SH survey sheds light on business

Sean C. Morgan

A survey of 22 Sweet Home businesses generally confirms that the Sweet Home Active Revitalization Effort is headed in the right direction, according to Brian Hoffman, SHEDG economic development director.

Hoffman is boiling down the 32-question, 18-page draft summary report, garnered from personal interviews conducted in April and May with the 22 business owners in Sweet Home, to three pages of findings, expanding on five or six of the most important findings.

“It’s going to outline these critical areas and hopefully, it’ll outline actions,” Hoffman said. It will serve as a sort of guide for SHARE. “Those areas where we’re already performing, it’ll allow us to do that better.”

Members of the SHARE Steering Committee conducted the interviews personally, putting a human face to the survey with one-on-one communication, Hoffman said. In the future, it will make it easier for the committee members to relate to the rest of the business community.

The survey wasn’t scientific or formal, Hoffman said. SHARE selected businesses that had participated in SHARE programs, but the survey wasn’t closed. It was opened up to any business owners who indicated they wanted to participate.

A lot of the comments focused on communication both ways, Hoffman said. The completion of the final document will take a step toward improving communication.

“When the final document is created, we’re looking at having those same teams return to the businesses,” Hoffman said. “So now the businesses will know where we’re going also.”

The Steering Committee members will have to explain it to the businesses, he said, meaning they will need to be familiar with it and able to answer questions.

“A lot of the complaints was when we do these things is we never hear anything back,” Hoffman said. “We’re bringing the findings to you.”

He’s not sure exactly what the final document will look like, he said, but clearly, a majority of businesses rely on the tourism industry. That means the community needs to find a way to promote and improve tourism.

For 55 percent of businesses, May through August is the peak season due to tourism, Hoffman said. The next highest is December, suggesting an opportune time for a “buy local” campaign.

“Tourism just happens at this time,” Hoffman said. “We’re just fortunate to have natural resources in our backyard that people want to come to.”

“It is important to help business owners learn to broaden their customer base and create a destination retail business,” Hoffman said in the draft findings.

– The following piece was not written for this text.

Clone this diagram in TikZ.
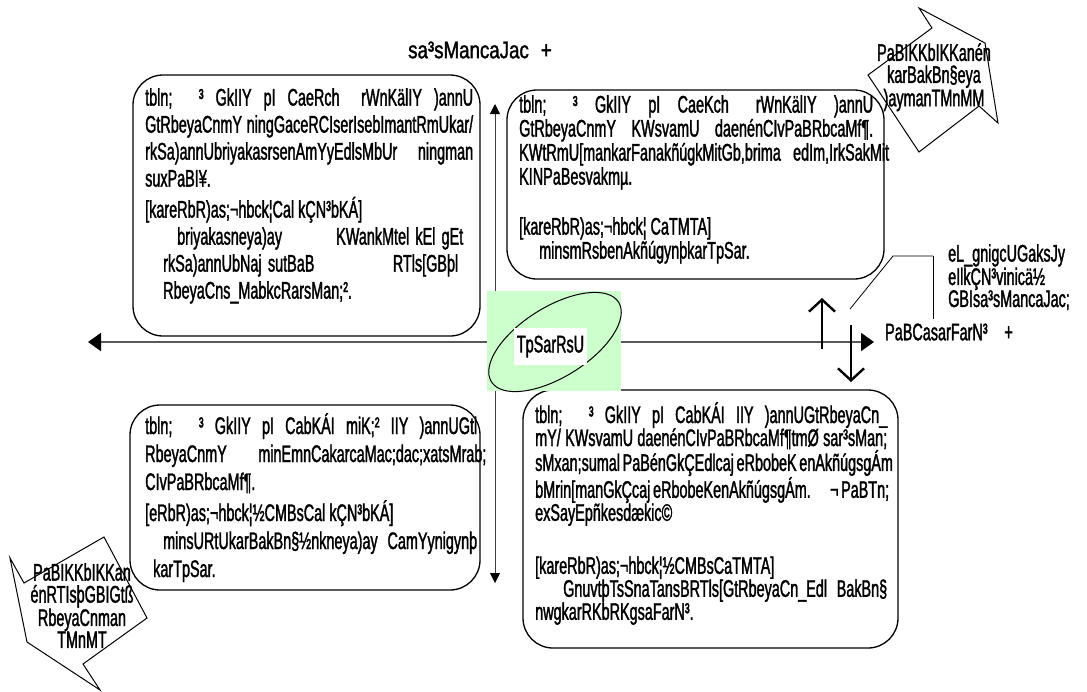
\documentclass[tikz,border=0pt]{standalone}
\usepackage{fontspec}
\setmainfont[FakeStretch=0.6,FakeBold=1.4]{Liberation Sans}
\newfontfamily\titlefont[FakeStretch=0.78,FakeBold=1.4]{Liberation Sans}
\newcommand\jl[2]{\makebox[#1pt][s]{#2}}
\usetikzlibrary{arrows.meta,shapes.geometric}
\begin{document}
\begin{tikzpicture}[x=1pt,y=-1pt,
  qbox/.style={draw, line width=1.3pt, rounded corners=30pt, inner sep=0},
  txt/.style={align=left, inner sep=0, anchor=north west},
  lbl/.style={inner sep=0, font=\fontsize{24}{27}\selectfont},
  axisline/.style={draw=black!65, line width=2pt},
  vaxisline/.style={draw=black!75, line width=1pt},
  pmarrow/.style={line width=2.4pt, -{Straight Barb[length=12pt,width=26pt]}},
  shapeline/.style={draw, line width=1pt, line join=miter},
  calline/.style={draw, line width=0.8pt}]
\useasboundingbox (0,0) rectangle (1087,691);

% axes
\coordinate (hl) at (88,342);
\coordinate (hr) at (874,342);
\coordinate (vt) at (495,104);
\coordinate (vb) at (495,583);
\draw[axisline, {Triangle[length=13pt,width=18pt,color=black]}-{Triangle[length=13pt,width=18pt,color=black]}] (hl) -- (hr);
\draw[vaxisline, {Triangle[length=10pt,width=10pt,color=black]}-{Triangle[length=10pt,width=10pt,color=black]}] (vt) -- (vb);

% title
\node[inner sep=0, font=\titlefont\fontsize{24}{27}\selectfont] (title) at (480,50) {sa³sMancaJac\hspace{0.5em}+};

% quadrant boxes
\node[qbox, minimum width=347pt, minimum height=261pt] (tl) at (306.5,205.5) {};
\node[qbox, minimum width=377pt, minimum height=189pt] (tr) at (695.5,184.5) {};
\node[qbox, minimum width=350pt, minimum height=185pt] (bl) at (305,497.5) {};
\node[qbox, minimum width=375pt, minimum height=258pt] (br) at (710.5,519) {};

\node[txt, font=\fontsize{24}{27}\selectfont] (tltext) at (145,88) {%
\jl{328}{tbln;\hspace{1.1em}³ GkIIY pI CaeRch\hspace{0.4em} rWnKälIY )annU}\\
\jl{328}{GtRbeyaCnmY ningGaceRCIserIsebImantRmUkar/}\\
\jl{328}{rkSa)annUbriyakasrsenAmYyEdlsMbUr\hspace{0.6em} ningman}\\
suxPaBI¥.\\[4pt]
{[}kareRbR)as;¬hbck¦Cal kÇN³bKÁ{]}\\
\hspace*{32pt}\jl{286}{briyakasneya)ay\hspace{2em} KWankMtel kEl gEt}\\
\hspace*{18pt}\jl{295}{rkSa)annUbNaj sutBaB\hspace{3em} RTls[GBþl}\\
\hspace*{18pt}RbeyaCns\_MabkcRarsMan;².};

\node[txt, font=\fontsize{24}{24}\selectfont] (trtext) at (519,95) {%
\jl{354}{tbln;\hspace{1.1em}³ GkIIY pI CaeKch\hspace{0.4em} rWnKälIY )annU}\\
\jl{354}{GtRbeyaCnmY KWsvamU daenénCIvPaBRbcaMf¶.}\\
\jl{354}{KWtRmU[mankarFanakñúgkMitGb,brima\hspace{0.4em} edIm,IrkSakMit}\\
KINPaBesvakmµ.\\[26pt]
{[}kareRbR)as;¬hbck¦ CaTMTA{]}\\
\hspace*{20pt}minsmRsbenAkñúgynþkarTpSar.};

\node[txt, font=\fontsize{24}{28}\selectfont] (bltext) at (145,413) {%
\jl{332}{tbln;\hspace{1.1em}³ GkIIY pI CabKÁI miK;² IIY )annUGtl}\\
\jl{332}{RbeyaCnmY\hspace{1.2em} minEmnCakarcaMac;dac;xatsMrab;}\\
CIvPaBRbcaMf¶.\\[3pt]
{[}eRbR)as;¬hbck¦½CMBsCal kÇN³bKÁ{]}\\
\hspace*{18pt}\jl{314}{minsURtUkarBakBn§½nkneya)ay CamYynigynþ}\\
\hspace*{8pt}karTpSar.};

\node[txt, font=\fontsize{24}{23}\selectfont] (brtext) at (535,402) {%
\jl{352}{tbln;\hspace{1.1em}³ GkIIY pI CabKÁI IIY )annUGtRbeyaCn\_}\\
\jl{352}{mY/ KWsvamU daenénCIvPaBRbcaMf¶tmØ sar³sMan;}\\
\jl{352}{sMxan;sumal PaBénGkÇEdlcaj eRbobeK enAkñúgsgÁm}\\
\jl{352}{bMrin[manGkÇcaj eRbobeKenAkñúgsgÁm.\hspace{0.6em} ¬ PaBTn;}\\
exSayEpñkesdækic©\\[30pt]
{[}kareRbR)as;¬hbck¦½CMBsCaTMTA{]}\\
\hspace*{28pt}\jl{324}{GnuvtþTsSnaTansBRTls[GtRbeyaCn\_Edl BakBn§}\\
nwgkarRKbRKgsaFarN³.};

% centre
\node[fill={rgb,255:red,204;green,255;blue,204}, minimum width=134pt, minimum height=100pt, inner sep=0] (green) at (554,341) {};
\node[draw, ellipse, line width=1pt, minimum width=150pt, minimum height=70pt, rotate=32, inner sep=0] (ell) at (555,342) {};
\node[fill=white, minimum width=73pt, minimum height=37pt, inner sep=0, font=\fontsize{24}{27}\selectfont] (centre) at (550.5,346.5) {TpSarRsU};

% right side
\node[lbl, anchor=west] (pub) at (885,332) {PaBCasarFarN³\hspace{0.7em}+};
\coordinate (upa) at (822,349);
\coordinate (upb) at (822,298);
\coordinate (dna) at (851,325);
\coordinate (dnb) at (851,382);
\draw[pmarrow] (upa) -- (upb);
\draw[pmarrow] (dna) -- (dnb);

% line callout
\node[txt, font=\fontsize{24}{22}\selectfont] (call) at (948,244) {%
eL\_gnigcUGaksJy\\
eIlkÇN³vinicä½\\
GBIsa³sMancaJac;};
\coordinate (cbt) at (933,256);
\coordinate (cbb) at (933,319);
\coordinate (ck) at (893,256);
\coordinate (cp) at (850,309);
\draw[calline] (cbt) -- (cbb);
\draw[calline] (cp) -- (ck) -- (cbt);

% arrow shapes
\draw[shapeline] (919,8) -- (932,28) -- (868,75) -- (919,152) -- (979,106) -- (998,123) -- (985,43) -- cycle;
\node[align=center, inner sep=0, anchor=north, font=\fontsize{24}{22}\selectfont] (trshape) at (934,43) {PaBIKKbIKKanén\\karBakBn§eya\\)aymanTMnMM};

\draw[shapeline] (10,558) -- (24,583) -- (104,537) -- (147,618) -- (83,664) -- (100,690) -- (27,642) -- cycle;
\node[align=center, inner sep=0, anchor=north, font=\fontsize{24}{22}\selectfont] (blshape) at (82,563) {PaBIKKbIKKan\\énRTIsþGBIGtß\\RbeyaCnman\\TMnMT};
\end{tikzpicture}
\end{document}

Among the findings, the committee learned that 94 percent of the businesses interviewed had been operating in Sweet Home for more than two years. More than half of them had been in business for more than five years.

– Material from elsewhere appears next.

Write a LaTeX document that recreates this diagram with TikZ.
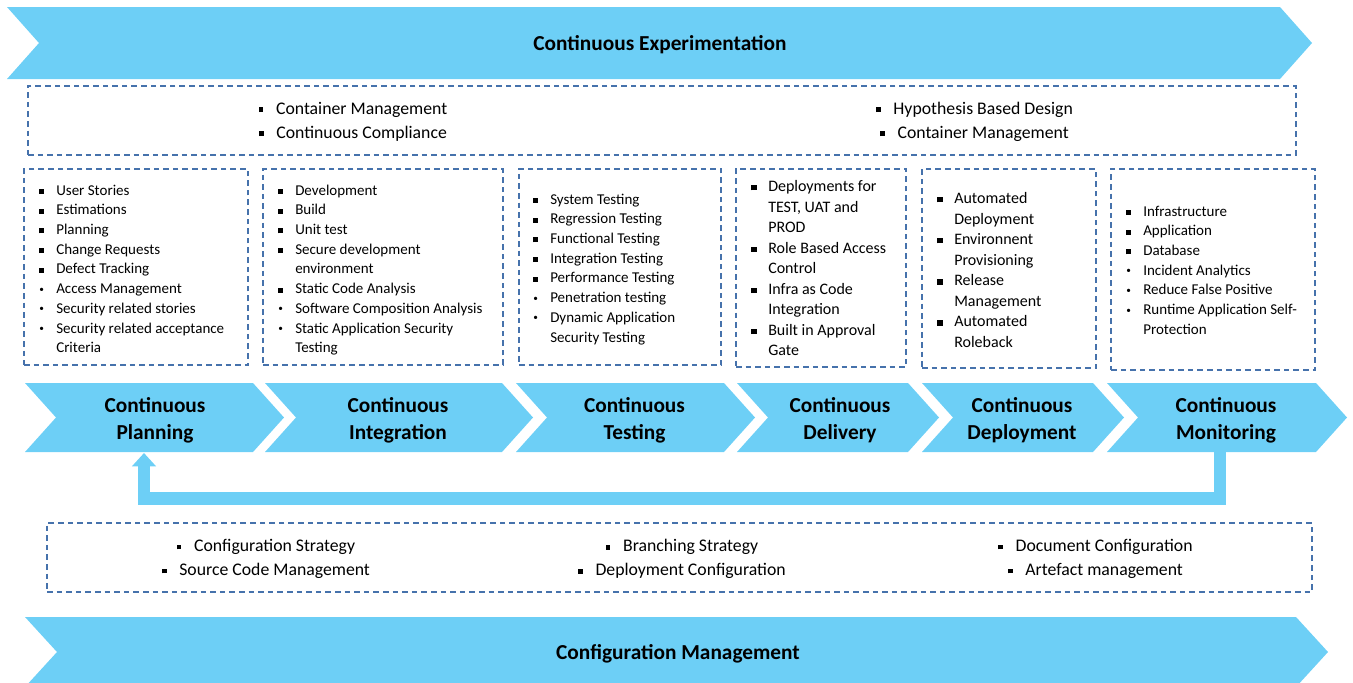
\documentclass[tikz,border=0pt]{standalone}
\usepackage{fontspec}
\usepackage{graphicx}
\setmainfont{Carlito}
\usetikzlibrary{arrows.meta,fit}
\definecolor{chevblue}{RGB}{109,207,246}
\definecolor{dashblue}{RGB}{70,114,172}
% list bullets
\newcommand\sqb{\rule[0.07em]{0.33em}{0.33em}}
\newcommand\rdb{\raisebox{0.1em}{\scalebox{0.62}{\textbullet}}}
% bullet + gap for the centred groups
\newcommand\gsq{\rule[0.12em]{0.26em}{0.26em}\hspace{9.5pt}}
% chevron: left x, right x, top y, bottom y, tip depth
\newcommand\chevron[5]{%
  \fill[chev] (#1,#3) -- (#2,#3) -- ({#2+#5},{(#3+#4)/2}) -- (#2,#4)
    -- (#1,#4) -- ({#1+#5},{(#3+#4)/2}) -- cycle;}

\begin{document}
\begin{tikzpicture}[x=0.75pt,y=-0.75pt,
  dbox/.style={draw=dashblue, line width=1pt, dash pattern=on 4.2pt off 3pt, inner sep=0pt},
  chev/.style={fill=chevblue},
  ttl/.style={font=\fontsize{16}{20.25}\selectfont\bfseries, align=center, inner sep=0pt},
  lst/.style={font=\fontsize{11.25}{14.8}\selectfont, anchor=base west, inner sep=0pt},
  lstbig/.style={font=\fontsize{12}{15.4}\selectfont, anchor=base west, inner sep=0pt},
  grp/.style={font=\fontsize{13.3}{18}\selectfont, align=center, inner sep=0pt},
  fb/.style={draw=chevblue, line width=9.5pt, line join=miter,
    -{Triangle[width=17.5pt,length=10pt]}}
]
\useasboundingbox (0,0) rectangle (1353,682);
\clip (0,0) rectangle (1353,682);

% ---- top banner ----
\chevron{7}{1280}{7}{79}{32}
\node[ttl] (exp) at (660,45) {Continuous Experimentation};

% ---- experimentation practices ----
\node[dbox, fit={(28,86) (1296,155)}] (topbox) {};
\node[grp] (t1) at (353,121.5) {\gsq Container Management\\\gsq Continuous Compliance};
\node[grp] (t2) at (974.5,121.5) {\gsq Hypothesis Based Design\\\gsq Container Management};

% ---- stage boxes ----
\node[dbox, fit={(24,169) (248,365)}] (b1) {};
\node[dbox, fit={(263,169) (503,365)}] (b2) {};
\node[dbox, fit={(519,169) (721,365)}] (b3) {};
\node[dbox, fit={(736,169) (906,367)}] (b4) {};
\node[dbox, fit={(922,169) (1096,368)}] (b5) {};
\node[dbox, fit={(1111,169) (1315,370)}] (b6) {};

\node[lst] (l1) at (39,195) {\begin{tabular}[t]{@{}p{12.75pt}@{}l@{}}
\sqb & User Stories\\
\sqb & Estimations\\
\sqb & Planning\\
\sqb & Change Requests\\
\sqb & Defect Tracking\\
\rdb & Access Management\\
\rdb & Security related stories\\
\rdb & Security related acceptance\\
     & Criteria
\end{tabular}};

\node[lst] (l2) at (278,195) {\begin{tabular}[t]{@{}p{12.75pt}@{}l@{}}
\sqb & Development\\
\sqb & Build\\
\sqb & Unit test\\
\sqb & Secure development\\
     & environment\\
\sqb & Static Code Analysis\\
\rdb & Software Composition Analysis\\
\rdb & Static Application Security\\
     & Testing
\end{tabular}};

\node[lst] (l3) at (533,204) {\begin{tabular}[t]{@{}p{12.75pt}@{}l@{}}
\sqb & System Testing\\
\sqb & Regression Testing\\
\sqb & Functional Testing\\
\sqb & Integration Testing\\
\sqb & Performance Testing\\
\rdb & Penetration testing\\
\rdb & Dynamic Application\\
     & Security Testing
\end{tabular}};

\node[lstbig] (l4) at (751,191.5) {\begin{tabular}[t]{@{}p{12.75pt}@{}l@{}}
\sqb & Deployments for\\
     & TEST, UAT and\\
     & PROD\\
\sqb & Role Based Access\\
     & Control\\
\sqb & Infra as Code\\
     & Integration\\
\sqb & Built in Approval\\
     & Gate
\end{tabular}};

\node[lstbig] (l5) at (937,203.5) {\begin{tabular}[t]{@{}p{12.75pt}@{}l@{}}
\sqb & Automated\\
     & Deployment\\
\sqb & Environnent\\
     & Provisioning\\
\sqb & Release\\
     & Management\\
\sqb & Automated\\
     & Roleback
\end{tabular}};

\node[lst] (l6) at (1126,216) {\begin{tabular}[t]{@{}p{12.75pt}@{}l@{}}
\sqb & Infrastructure\\
\sqb & Application\\
\sqb & Database\\
\rdb & Incident Analytics\\
\rdb & Reduce False Positive\\
\rdb & Runtime Application Self-\\
     & Protection
\end{tabular}};

% ---- pipeline chevrons ----
\chevron{25}{253}{383}{452}{31}
\chevron{265}{502}{383}{452}{31}
\chevron{516}{724}{383}{452}{31}
\chevron{737}{908}{383}{452}{31}
\chevron{922}{1093}{383}{452}{31}
\chevron{1107}{1316}{383}{452}{31}

\node[ttl] (c1) at (155,420.5) {Continuous\\Planning};
\node[ttl] (c2) at (398,420.5) {Continuous\\Integration};
\node[ttl] (c3) at (634.5,420.5) {Continuous\\Testing};
\node[ttl] (c4) at (840,420.5) {Continuous\\Delivery};
\node[ttl] (c5) at (1022,420.5) {Continuous\\Deployment};
\node[ttl] (c6) at (1226,420.5) {Continuous\\Monitoring};

% ---- feedback loop: monitoring back to planning ----
\coordinate (monBottom) at (1220,450);
\coordinate (planBottom) at (144,453);
\draw[fb] (monBottom) -- (1220,498.5) -| (planBottom);

% ---- configuration practices ----
\node[dbox, fit={(47,523) (1312,592)}] (botbox) {};
\node[grp] (g1) at (266,559) {\gsq Configuration Strategy\\\gsq Source Code Management};
\node[grp] (g2) at (682,559) {\gsq Branching Strategy\\\gsq Deployment Configuration};
\node[grp] (g3) at (1095.5,559) {\gsq Document Configuration\\\gsq Artefact management};

% ---- bottom banner ----
\chevron{25}{1296}{617}{687}{32}
\node[ttl] (cfg) at (678,654) {Configuration Management};
\end{tikzpicture}
\end{document}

Some 64 percent of the businesses own the building where they operate, which is a positive for streamlining the Commercial Exterior Improvement Program.

Some 59 percent of the business owners employ themselves and only a few part-time employees.

Sixty-four percent estimated their customer bases were mostly local residents, while 45 percent said their competitors were located outside of Sweet Home but in Linn County.

The highest percentage of business transactions take place from 3 to 5 p.m. The largest employers in Sweet Home, White’s Electronics and School District 55, have large numbers of personnel ending their work day beginning around 2:30 p.m.

Also among the findings, SHARE will need to identify which events reach the objectives set forth in its work plan and add value to businesses.

Of the few businesses that do not participate in the “Buy Local/Think Local Campaign,” all said they would be willing to participate. SHARE needs to figure out why they aren’t already participating, Hoffman said.

Creative ad campaigns through cooperative programs would heighten “shop local” awareness, he said in the draft findings.

“Business assistance programs are important for growth,” Hoffman said in the draft. “Owners need specific help focused on how to effectively use tools readily available to them through technical assistance and business development programs. Programs such as graphic design, marketing and advertising, maximizing Internet and e-commerce opportunities and customer service, to name a few.”

The survey also revealed that most businesses plan to make some changes and improvements sometime in the next two years, Hoffman said. None are planning to downsize or sell.

“That was very positive,” Hoffman said, and more than half of them were planning to make exterior improvements. “For the most part, people are looking at expanding or investing in the next two years. We need to continue providing tools to make that easier for them.

“I think we need to look at creative ways of doing this where it doesn’t put too much expense on the business.”